What Is an A/B Test? How to Design and Run One Effectively
An A/B test (also called a split test) is a controlled experiment that compares two versions of a product element — a webpage, feature, onboarding flow, pricing page, email subject line, or any other variable — to determine which version better achieves a defined outcome. Traffic or users are randomly divided between the two versions (A is the control; B is the variant), and performance is measured to determine which is statistically more effective.
A/B testing is one of the most direct ways to make evidence-based product decisions — replacing opinion-driven debates about which version is “better” with data that measures actual user behavior.
How A/B Testing Works
The Basic Mechanics
A defined group of users is randomly split into two segments. Segment A sees the current version (control); Segment B sees the modified version (variant). Both groups interact with their respective versions over a defined test period. At the end of the test, metrics are compared between the two groups to determine whether the variant performed statistically better, worse, or equivalently to the control.
The random assignment is critical: it ensures that any difference in outcomes is attributable to the change being tested, not to pre-existing differences between the user segments.
What Makes a Valid A/B Test
One variable at a time: Testing multiple changes simultaneously makes it impossible to attribute results to any specific change. Each test should modify exactly one element.
Statistical significance: Results are only meaningful when the sample size is large enough and the test runs long enough to produce a statistically reliable signal. Running tests to insufficient sample sizes and interpreting inconclusive results as failures — or premature apparent wins — is a common mistake.
Clear hypothesis: Before running the test, define what change is being made, what outcome it is expected to influence, and what mechanism explains the expected effect. This prevents post-hoc rationalization of results.
No contamination: Users should experience only one version throughout the test.

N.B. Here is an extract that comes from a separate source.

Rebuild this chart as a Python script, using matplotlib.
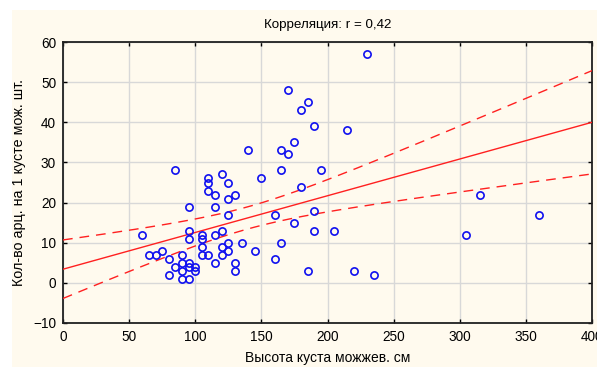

Users who see both versions contaminate the data.
What to A/B Test
A/B testing is most valuable for high-traffic, high-impact decisions where the difference between options is genuinely uncertain:
- Onboarding flows: Different sequences, welcome messages, or setup steps
- Call-to-action copy and placement: Button text, color, size, and position
- Pricing page design: Different layouts, tier structures, or feature emphasis
- Feature presentation: Different ways of surfacing or explaining a capability
- Email subject lines: Different approaches to driving open and click rates
- Homepage headlines: Different value propositions or audience appeals
A/B testing is less valuable for decisions where one option is clearly better, where traffic is too low to reach significance, or where the decision depends on qualitative factors that behavioral data can’t capture.
Interpreting A/B Test Results
Statistical Significance and Confidence
Results should only be acted upon when they reach an acceptable confidence threshold — typically 95% (p < 0.05). This means there’s only a 5% probability that the observed difference occurred by chance. Acting on results below this threshold risks making product decisions based on noise.
Practical Significance vs. Statistical Significance
A test can be statistically significant but practically meaningless — a 0.1% improvement in click rate that required three months of development work is technically a win but not worth the cost. Always evaluate the magnitude of improvement against the investment required to implement it.
Segment Analysis
Overall test results can mask important variation across user segments. An A/B test that shows neutral results overall might show strong positive results for new users and strong negative results for power users — a nuance that the aggregate number would obscure.
Common A/B Testing Mistakes
Stopping tests too early: The “peeking problem” — checking results before the test is complete and stopping when you see a win — dramatically inflates the false positive rate.
Testing too many things at once: Multiple simultaneous tests with overlapping user populations corrupt each other’s results.
Ignoring novelty effects: Users often respond positively to anything new simply because it’s different. A true improvement shows sustained performance lift, not just an initial spike.
Key Takeaways
A/B testing is the most direct path from product intuition to validated product improvement. When designed rigorously — with clear hypotheses, proper randomization, adequate sample sizes, and honest interpretation of results — it enables product teams to make decisions grounded in actual user behavior rather than opinion. The discipline of running well-designed tests, and of updating beliefs based on evidence, is one of the most valuable practices in data-driven product development.